All the metropolitan cities in India – New Delhi, Mumbai, Bangalore, Chennai, Pune, Kolkata & Hyderabad are leading IT hubs in the nation. But, a recent study suggests that Hyderabad engineering graduates are comparatively less skilled when compared with students of other cities. Hyderabad, the southern Indian city that sends the largest number of STEM students to the US, is home to India’s worst techies, a study has noted.
Software engineers from the city lag much behind those from other Indian cities when it comes to programming skills, a recent Aspiring Minds study of over 36,000 engineering students in India showed. The employability assessment company tested students from IT-related streams at over 500 colleges across India on Automata, a machine learning-based assessment of software development skills.
The study analyzed students on their programming skills, practices, and ability to handle runtime complexity—the time taken to run a program. Hyderabad had a total score of just 3.49 on 100 while New Delhi had 23.48 and the Mumbai and Pune regions together had a score of 17.51.
Hyderabad, home to over 6.8 million people, is the common capital of two Indian states, Andhra Pradesh and Telangana. Over the past decade or so, it has turned into a hub for thousands of students aspiring to enter the prestigious Indian Institutes of Technology. Between 2008 and 2012, it sent over 26,000 students to the US, most pursuing science, technology, engineering, or mathematics (STEM) degrees, a Brookings Institution report said.

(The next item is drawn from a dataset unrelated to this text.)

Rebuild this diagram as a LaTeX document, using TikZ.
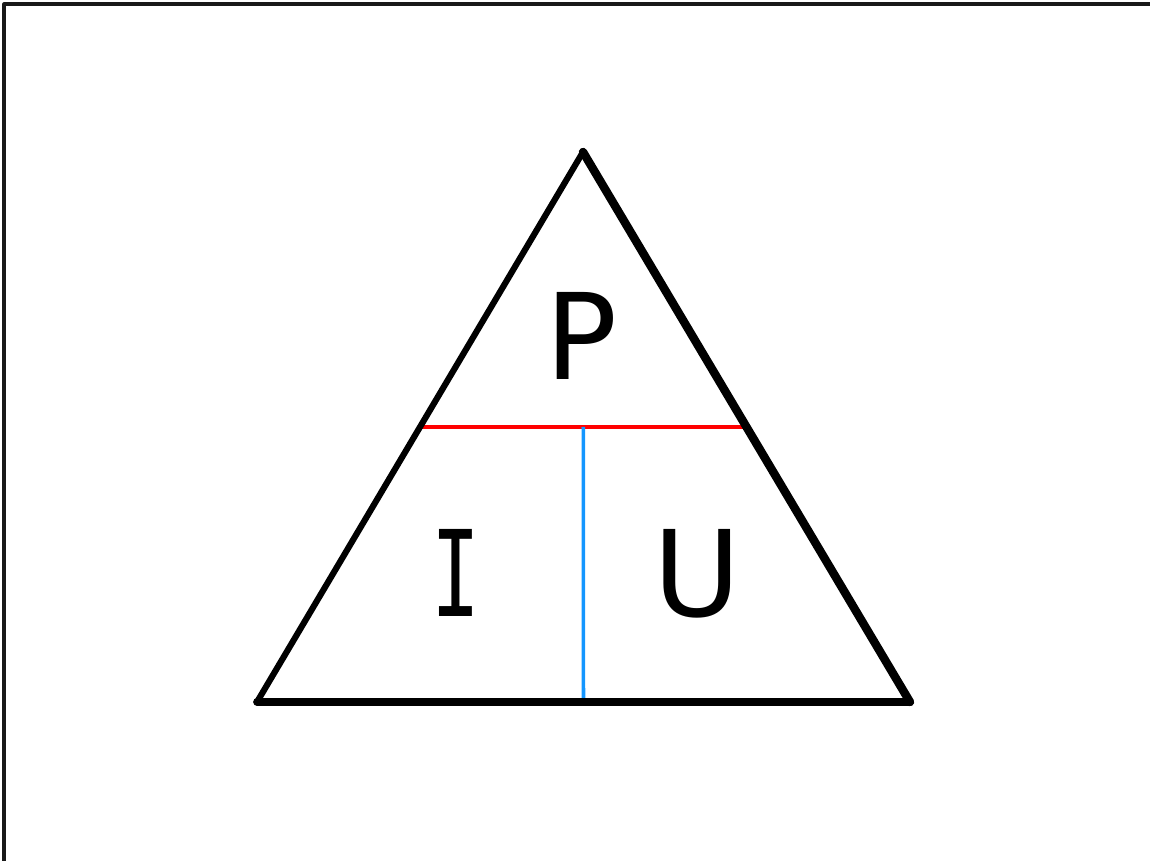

In 2015—the year for which the latest data is available—the US government issued around 60,000 visas to Indian students, with a large number being issued by the US consulate general in Hyderabad.
Reacting to low-ranking for Hyderabad and the report, TASK (Telangana Academy for Skill and Knowledge) chief Sujeev Nayar said, ‘In order to enhance the programming skills among our engineering students, we will soon bring in some special courses at their respective colleges.’